--- Data ---

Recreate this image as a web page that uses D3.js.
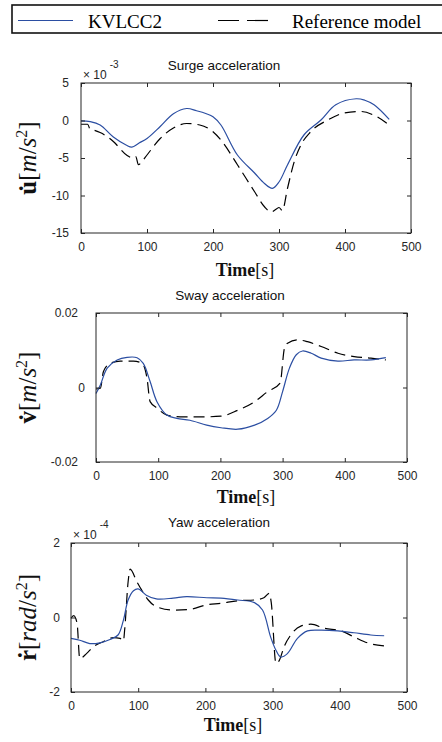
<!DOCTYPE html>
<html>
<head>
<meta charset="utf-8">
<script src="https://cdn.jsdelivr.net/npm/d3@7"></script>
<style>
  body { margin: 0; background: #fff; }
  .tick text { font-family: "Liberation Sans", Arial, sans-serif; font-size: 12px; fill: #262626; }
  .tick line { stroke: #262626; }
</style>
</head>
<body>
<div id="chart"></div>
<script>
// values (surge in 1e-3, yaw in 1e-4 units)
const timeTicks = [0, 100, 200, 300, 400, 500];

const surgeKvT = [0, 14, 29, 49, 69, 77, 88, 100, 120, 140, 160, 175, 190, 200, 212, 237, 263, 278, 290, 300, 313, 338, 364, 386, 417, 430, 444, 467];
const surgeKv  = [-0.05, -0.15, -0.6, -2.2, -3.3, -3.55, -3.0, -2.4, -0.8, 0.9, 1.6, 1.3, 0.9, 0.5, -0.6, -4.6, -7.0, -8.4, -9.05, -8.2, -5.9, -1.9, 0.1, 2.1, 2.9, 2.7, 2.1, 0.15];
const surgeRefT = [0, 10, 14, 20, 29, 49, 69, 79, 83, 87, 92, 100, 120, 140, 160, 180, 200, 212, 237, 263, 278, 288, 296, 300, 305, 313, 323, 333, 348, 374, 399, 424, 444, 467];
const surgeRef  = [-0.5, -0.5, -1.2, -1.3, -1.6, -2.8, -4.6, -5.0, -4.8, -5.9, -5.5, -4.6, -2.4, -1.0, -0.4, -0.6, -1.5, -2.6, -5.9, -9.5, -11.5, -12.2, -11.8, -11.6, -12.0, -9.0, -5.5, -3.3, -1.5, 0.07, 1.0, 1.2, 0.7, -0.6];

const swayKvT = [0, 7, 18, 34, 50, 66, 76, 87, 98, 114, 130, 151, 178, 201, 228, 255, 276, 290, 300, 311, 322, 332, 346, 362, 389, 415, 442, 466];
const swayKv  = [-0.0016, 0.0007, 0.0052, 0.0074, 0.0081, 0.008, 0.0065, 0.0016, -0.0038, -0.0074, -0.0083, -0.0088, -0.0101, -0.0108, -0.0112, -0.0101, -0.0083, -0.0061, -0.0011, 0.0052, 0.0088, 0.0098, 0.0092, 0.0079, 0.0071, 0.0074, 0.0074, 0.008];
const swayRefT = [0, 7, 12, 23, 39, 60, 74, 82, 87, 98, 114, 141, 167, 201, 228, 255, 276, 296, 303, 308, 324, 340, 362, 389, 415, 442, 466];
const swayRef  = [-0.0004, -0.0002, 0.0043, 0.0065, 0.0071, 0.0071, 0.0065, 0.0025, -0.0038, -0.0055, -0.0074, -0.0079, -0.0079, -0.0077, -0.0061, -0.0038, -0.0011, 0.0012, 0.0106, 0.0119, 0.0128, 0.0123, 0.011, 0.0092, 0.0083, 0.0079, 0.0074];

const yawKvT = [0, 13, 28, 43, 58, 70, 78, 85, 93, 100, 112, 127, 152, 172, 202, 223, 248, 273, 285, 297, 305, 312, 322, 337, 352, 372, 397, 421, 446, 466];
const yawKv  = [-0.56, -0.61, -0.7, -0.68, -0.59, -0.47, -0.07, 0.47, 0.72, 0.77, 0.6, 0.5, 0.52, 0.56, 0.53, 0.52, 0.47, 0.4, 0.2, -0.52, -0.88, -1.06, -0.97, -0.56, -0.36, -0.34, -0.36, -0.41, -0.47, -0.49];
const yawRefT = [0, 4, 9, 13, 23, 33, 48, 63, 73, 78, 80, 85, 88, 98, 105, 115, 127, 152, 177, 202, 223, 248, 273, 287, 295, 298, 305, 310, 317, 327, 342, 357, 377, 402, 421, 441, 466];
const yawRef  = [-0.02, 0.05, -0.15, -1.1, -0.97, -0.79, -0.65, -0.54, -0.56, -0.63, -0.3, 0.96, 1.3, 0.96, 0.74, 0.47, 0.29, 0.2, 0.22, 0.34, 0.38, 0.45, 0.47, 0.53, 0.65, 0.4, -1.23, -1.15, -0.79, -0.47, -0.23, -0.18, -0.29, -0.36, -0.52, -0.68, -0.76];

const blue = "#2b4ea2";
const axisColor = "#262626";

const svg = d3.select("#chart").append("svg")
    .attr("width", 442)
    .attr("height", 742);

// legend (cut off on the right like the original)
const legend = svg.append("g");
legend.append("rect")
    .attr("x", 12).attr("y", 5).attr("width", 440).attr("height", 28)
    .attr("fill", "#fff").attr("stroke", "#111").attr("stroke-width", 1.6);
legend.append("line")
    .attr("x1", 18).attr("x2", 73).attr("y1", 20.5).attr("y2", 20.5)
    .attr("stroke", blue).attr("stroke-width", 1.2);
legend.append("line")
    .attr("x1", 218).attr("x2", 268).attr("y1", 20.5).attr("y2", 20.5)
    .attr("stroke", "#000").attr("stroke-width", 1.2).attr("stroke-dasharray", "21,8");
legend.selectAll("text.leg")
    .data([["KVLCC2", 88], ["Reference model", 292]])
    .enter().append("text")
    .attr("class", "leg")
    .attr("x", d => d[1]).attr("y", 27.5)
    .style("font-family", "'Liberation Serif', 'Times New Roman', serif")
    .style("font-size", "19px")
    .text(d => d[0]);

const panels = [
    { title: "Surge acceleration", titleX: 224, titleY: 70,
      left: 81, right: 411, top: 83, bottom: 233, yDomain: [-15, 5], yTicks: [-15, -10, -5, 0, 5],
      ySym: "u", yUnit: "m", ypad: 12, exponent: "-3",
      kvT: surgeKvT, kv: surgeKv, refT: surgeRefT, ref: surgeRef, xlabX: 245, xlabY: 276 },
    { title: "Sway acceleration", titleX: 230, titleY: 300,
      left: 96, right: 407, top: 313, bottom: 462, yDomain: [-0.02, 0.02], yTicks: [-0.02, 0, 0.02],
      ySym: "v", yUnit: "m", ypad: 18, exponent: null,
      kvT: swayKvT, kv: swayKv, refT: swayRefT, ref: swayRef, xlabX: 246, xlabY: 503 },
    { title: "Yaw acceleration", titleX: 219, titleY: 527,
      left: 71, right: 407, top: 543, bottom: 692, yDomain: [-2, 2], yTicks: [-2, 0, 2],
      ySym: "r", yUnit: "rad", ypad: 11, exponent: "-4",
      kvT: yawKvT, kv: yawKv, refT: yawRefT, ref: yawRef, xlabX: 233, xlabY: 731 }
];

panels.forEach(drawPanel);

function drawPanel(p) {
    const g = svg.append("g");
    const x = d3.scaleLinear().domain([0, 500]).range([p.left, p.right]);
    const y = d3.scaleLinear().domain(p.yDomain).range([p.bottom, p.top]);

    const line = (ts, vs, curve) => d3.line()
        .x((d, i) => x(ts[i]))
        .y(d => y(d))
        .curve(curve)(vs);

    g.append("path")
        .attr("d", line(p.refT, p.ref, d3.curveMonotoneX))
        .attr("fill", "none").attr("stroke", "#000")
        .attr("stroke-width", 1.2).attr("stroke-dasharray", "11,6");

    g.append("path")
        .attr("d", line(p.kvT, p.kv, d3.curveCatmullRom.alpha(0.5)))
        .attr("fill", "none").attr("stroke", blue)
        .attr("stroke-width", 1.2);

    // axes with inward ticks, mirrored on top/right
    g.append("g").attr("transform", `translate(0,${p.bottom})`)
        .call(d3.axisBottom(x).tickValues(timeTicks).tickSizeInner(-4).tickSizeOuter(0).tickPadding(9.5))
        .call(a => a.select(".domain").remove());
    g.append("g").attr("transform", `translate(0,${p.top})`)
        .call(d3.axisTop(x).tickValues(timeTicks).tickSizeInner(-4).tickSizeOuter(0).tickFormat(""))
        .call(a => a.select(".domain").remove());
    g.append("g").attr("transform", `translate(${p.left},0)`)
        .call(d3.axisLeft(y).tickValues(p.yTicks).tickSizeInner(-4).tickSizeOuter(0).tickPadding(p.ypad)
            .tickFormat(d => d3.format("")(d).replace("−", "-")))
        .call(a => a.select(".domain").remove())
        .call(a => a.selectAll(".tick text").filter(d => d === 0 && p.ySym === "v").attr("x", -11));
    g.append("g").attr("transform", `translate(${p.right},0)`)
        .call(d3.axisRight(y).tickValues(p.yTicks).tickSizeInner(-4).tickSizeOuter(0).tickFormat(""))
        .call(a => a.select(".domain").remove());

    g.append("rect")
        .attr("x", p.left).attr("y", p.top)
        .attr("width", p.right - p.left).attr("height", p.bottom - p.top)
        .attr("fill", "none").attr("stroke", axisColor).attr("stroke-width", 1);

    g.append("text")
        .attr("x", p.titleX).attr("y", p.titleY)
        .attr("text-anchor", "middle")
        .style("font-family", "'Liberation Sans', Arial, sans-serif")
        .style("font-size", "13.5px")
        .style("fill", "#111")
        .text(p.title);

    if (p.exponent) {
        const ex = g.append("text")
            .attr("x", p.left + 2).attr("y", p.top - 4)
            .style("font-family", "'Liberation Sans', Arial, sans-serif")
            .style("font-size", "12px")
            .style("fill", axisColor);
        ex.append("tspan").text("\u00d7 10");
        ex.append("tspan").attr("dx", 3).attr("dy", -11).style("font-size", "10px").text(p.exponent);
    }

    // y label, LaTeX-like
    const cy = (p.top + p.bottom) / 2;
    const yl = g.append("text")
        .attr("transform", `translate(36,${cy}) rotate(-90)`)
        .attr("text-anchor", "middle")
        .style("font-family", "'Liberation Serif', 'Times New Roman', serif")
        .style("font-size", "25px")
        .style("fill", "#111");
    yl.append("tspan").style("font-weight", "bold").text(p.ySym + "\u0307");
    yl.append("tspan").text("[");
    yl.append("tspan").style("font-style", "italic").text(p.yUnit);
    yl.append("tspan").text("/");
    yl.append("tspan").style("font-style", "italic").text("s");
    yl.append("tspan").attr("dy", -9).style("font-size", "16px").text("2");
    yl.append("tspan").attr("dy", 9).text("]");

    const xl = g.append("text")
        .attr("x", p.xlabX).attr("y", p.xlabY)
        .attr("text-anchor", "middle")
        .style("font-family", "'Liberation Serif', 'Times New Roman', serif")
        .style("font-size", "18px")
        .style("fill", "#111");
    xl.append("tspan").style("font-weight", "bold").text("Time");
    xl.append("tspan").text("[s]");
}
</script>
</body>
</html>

---

Exercise task
Would you reproduce the lines above, from the very first through the line containing "1.2, 0.7, -0.6];", exactly and without the pictures?

Task output
Recreate this image as a web page that uses D3.js.
<!DOCTYPE html>
<html>
<head>
<meta charset="utf-8">
<script src="https://cdn.jsdelivr.net/npm/d3@7"></script>
<style>
  body { margin: 0; background: #fff; }
  .tick text { font-family: "Liberation Sans", Arial, sans-serif; font-size: 12px; fill: #262626; }
  .tick line { stroke: #262626; }
</style>
</head>
<body>
<div id="chart"></div>
<script>
// values (surge in 1e-3, yaw in 1e-4 units)
const timeTicks = [0, 100, 200, 300, 400, 500];

const surgeKvT = [0, 14, 29, 49, 69, 77, 88, 100, 120, 140, 160, 175, 190, 200, 212, 237, 263, 278, 290, 300, 313, 338, 364, 386, 417, 430, 444, 467];
const surgeKv  = [-0.05, -0.15, -0.6, -2.2, -3.3, -3.55, -3.0, -2.4, -0.8, 0.9, 1.6, 1.3, 0.9, 0.5, -0.6, -4.6, -7.0, -8.4, -9.05, -8.2, -5.9, -1.9, 0.1, 2.1, 2.9, 2.7, 2.1, 0.15];
const surgeRefT = [0, 10, 14, 20, 29, 49, 69, 79, 83, 87, 92, 100, 120, 140, 160, 180, 200, 212, 237, 263, 278, 288, 296, 300, 305, 313, 323, 333, 348, 374, 399, 424, 444, 467];
const surgeRef  = [-0.5, -0.5, -1.2, -1.3, -1.6, -2.8, -4.6, -5.0, -4.8, -5.9, -5.5, -4.6, -2.4, -1.0, -0.4, -0.6, -1.5, -2.6, -5.9, -9.5, -11.5, -12.2, -11.8, -11.6, -12.0, -9.0, -5.5, -3.3, -1.5, 0.07, 1.0, 1.2, 0.7, -0.6];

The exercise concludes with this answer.